August 28th, 2015 by Brian Beeler
Key Takeaways From HP Big Data 2015
HP held its third annual big data conference earlier this month in Boston. A broad mix of organizations large and small participated, gaining insights on the future of big data via keynotes from the likes of Facebook, Michael Stonebraker, Nate Silver and many more. There were also over 40 breakout sessions that were driven by customers who were highlighting various projects and war stories. While HP certainly had news at the event with updates to Vertica and a new startup initiative, the conference was very much about execution of big data initiatives more than anything else. Here are a few key takeaways from the conference that shed some light on the future of big data from those in the trenches.
Data Lakes are Marketing Bullshit
That was more or less the point made by Michael Stonebraker, winner of 2014's Turing Award. His comment elicited a cheer form the crowd, who are clearly weary of the marketing messaging being pushed out by the industry. He did not comment on data tsunamis or other meteorological big data phenomena but it's safe to assume he finds them to be in the BS category too. The bottom line here is that the industry is struggling some to put a tidy bow on the concept of big data analytics. To a certain extent it needs to, most organizations are well behind the curve when it comes to making their data actionable. Further, they struggle with mapping a plan to harvest their data, so the visualization of a data lake makes sense. But just getting data into a lake is a very small part of the problem that organizations face. Which leads to the next point.
Hadoop is not Big Data
A lot of organizations start their big data journey with a Hadoop instance. While an admirable start, just using Hadoop does not mean you're doing "big data." Ken Rudin, Director of Analytics of Facebook, broke this down in his big data myths talk where he highlighted the difference in driving impact not insights.

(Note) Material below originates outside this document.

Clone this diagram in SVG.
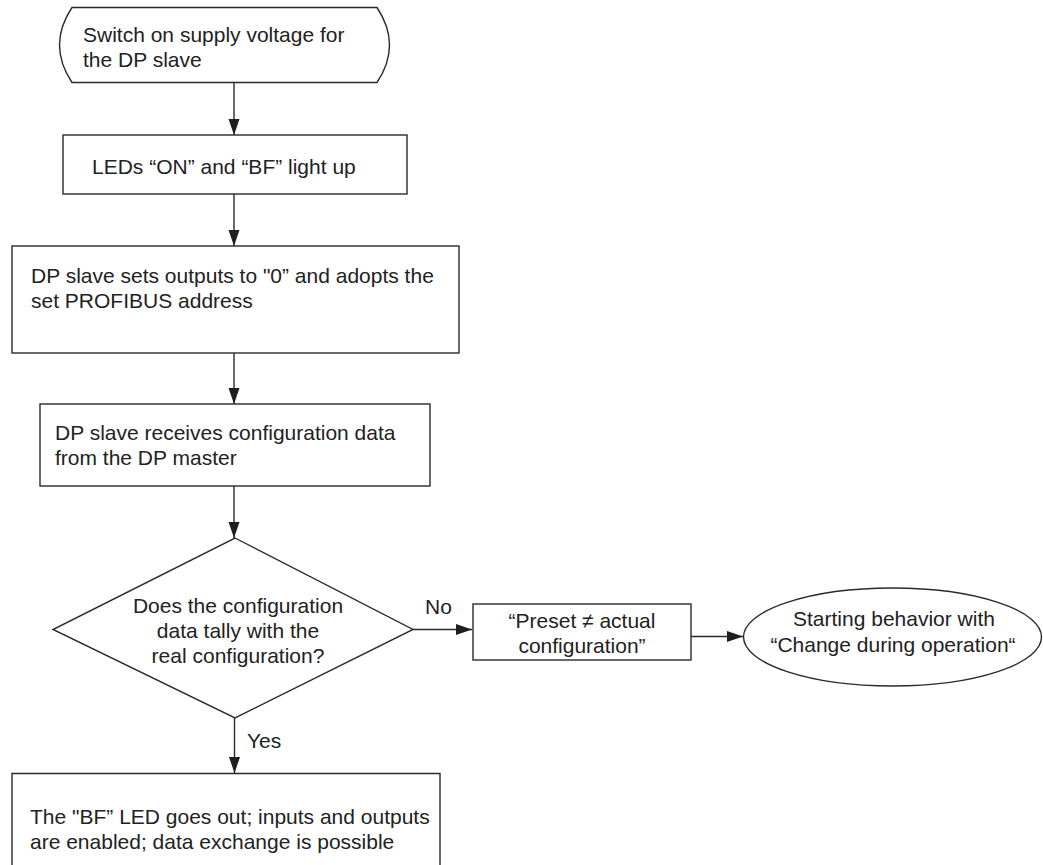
<svg xmlns="http://www.w3.org/2000/svg" width="1043" height="865" viewBox="0 0 1043 865">
<style>
.shape{fill:#fff;stroke:#2a2a2a;stroke-width:1.4}
.t{font-family:"Liberation Sans",Arial,sans-serif;font-size:21px;fill:#222}
.c{text-anchor:middle}
.edge{fill:none;stroke:#2a2a2a;stroke-width:1.4}
</style>
<defs>
<marker id="ah" markerUnits="userSpaceOnUse" markerWidth="16" markerHeight="12" refX="16" refY="5.5" orient="auto">
<path d="M0,0 L16,5.5 L0,11 Z" fill="#1e1e1e"/>
</marker>
</defs>
<rect width="1043" height="865" fill="#fff"/>
<g id="connectors">
<path class="edge" d="M234,83 L234,135" marker-end="url(#ah)"/>
<path class="edge" d="M234,194 L234,246" marker-end="url(#ah)"/>
<path class="edge" d="M234,353 L234,404" marker-end="url(#ah)"/>
<path class="edge" d="M234,486 L234,538" marker-end="url(#ah)"/>
<path class="edge" d="M413,629.5 L472,629.5" marker-end="url(#ah)"/>
<path class="edge" d="M691,636.5 L743,636.5" marker-end="url(#ah)"/>
<path class="edge" d="M234.5,718 L234.5,773" marker-end="url(#ah)"/>
<text class="t" x="425" y="614">No</text>
<text class="t" x="247" y="748">Yes</text>
</g>
<g id="start">
<path class="shape" d="M72,7.5 L377,7.5 Q402,45 377,82.5 L72,82.5 Q47,45 72,7.5 Z"/>
<text class="t" x="83" y="41.5">Switch on supply voltage for</text>
<text class="t" x="83" y="66.5">the DP slave</text>
</g>
<g id="leds">
<rect class="shape" x="63" y="135" width="344" height="59"/>
<text class="t" x="92" y="174">LEDs “ON” and “BF” light up</text>
</g>
<g id="outputs">
<rect class="shape" x="12" y="246" width="447" height="107"/>
<text class="t" x="31" y="283">DP slave sets outputs to "0” and adopts the</text>
<text class="t" x="31" y="308">set PROFIBUS address</text>
</g>
<g id="receive">
<rect class="shape" x="40" y="404" width="390" height="82"/>
<text class="t" x="55" y="440">DP slave receives configuration data</text>
<text class="t" x="55" y="465">from the DP master</text>
</g>
<g id="decision">
<polygon class="shape" points="235,538 413,629.5 235,718 53,629.5"/>
<text class="t c" x="238" y="613">Does the configuration</text>
<text class="t c" x="238" y="638">data tally with the</text>
<text class="t c" x="238" y="663">real configuration?</text>
</g>
<g id="preset">
<rect class="shape" x="473" y="604" width="218" height="56"/>
<text class="t c" x="582" y="628">“Preset ≠ actual</text>
<text class="t c" x="582" y="653">configuration”</text>
</g>
<g id="starting">
<ellipse class="shape" cx="892.5" cy="637" rx="149" ry="49"/>
<text class="t c" x="894" y="626">Starting behavior with</text>
<text class="t c" x="893" y="651.5">“Change during operation“</text>
</g>
<g id="enabled">
<path class="shape" d="M12,866 L12,773.5 L440,773.5 L440,866"/>
<text class="t" x="30" y="824">The "BF” LED goes out; inputs and outputs</text>
<text class="t" x="30" y="848.5">are enabled; data exchange is possible</text>
</g>
</svg>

While the concept of driving impact seems basic, many organizations get wrapped up technology or looking at data that doesn't drive change or lead to better outcomes. Driving impact requires balance though and leads to the question I asked over a dozen times to different people at the event.
How do You Ask the Right Questions?
Organizations can have the best technology, the brightest data scientists and wonderful sets of data but that does not guarantee success. Asking the right questions is fundamental to driving business impact. To accomplish this, most of the companies I talked to are embedding their data scientists in the business units. This gives them more experience with the issues faced by the business, and gives the business lead direct access to data-centric questions. While the org charts look a little different depending on who you ask, the consensus is embedded data scientists is the right structure. This structure helps ensure that better questions get asked, which has the side benefit of faster time to meaningful or actionable data.
Many Challenges Ahead
As put together as the leaders in this space are, there's still a lot to be done. Most of the big data puzzle is still not sorted. Sure, the corner pieces are in and much of the border, but most of the pieces are still upside down in a pile. Much of the pain has to do with speed. Moving data sets around, sometimes from legacy systems or systems that weren't built with an eye toward data portability, is a big problem. Simply getting data into an analytics platform in a timely manner requires a lot of work for most businesses. Transport speed is huge, the faster the data gets into the analytics platform, the sooner it can be queried and business plans adjusted. Sales data was the most common thread on this point, some I spoke with have near real-time access and many were seeing data less than a day later. Many though spoke of the pain of having to wait many days to get a sales drilldown, which in some cases means it was too late to take action.
For their part HP has a comprehensive suite of hardware, software and services to help organizations solve these problems that historically has been the territory of consultancies. By empowering businesses to proactively seek impact from their own data, as well as external sources in many cases, HP is helping organizations drive incremental gains. That may be one of the big misconceptions about the promise of big data. Sure, there are big wins to be found, maybe something transformational comes out of the data. More likely though, proper analytics are more like a baseball player hitting for average. A regular string of singles is nice and adds up handsomely over time.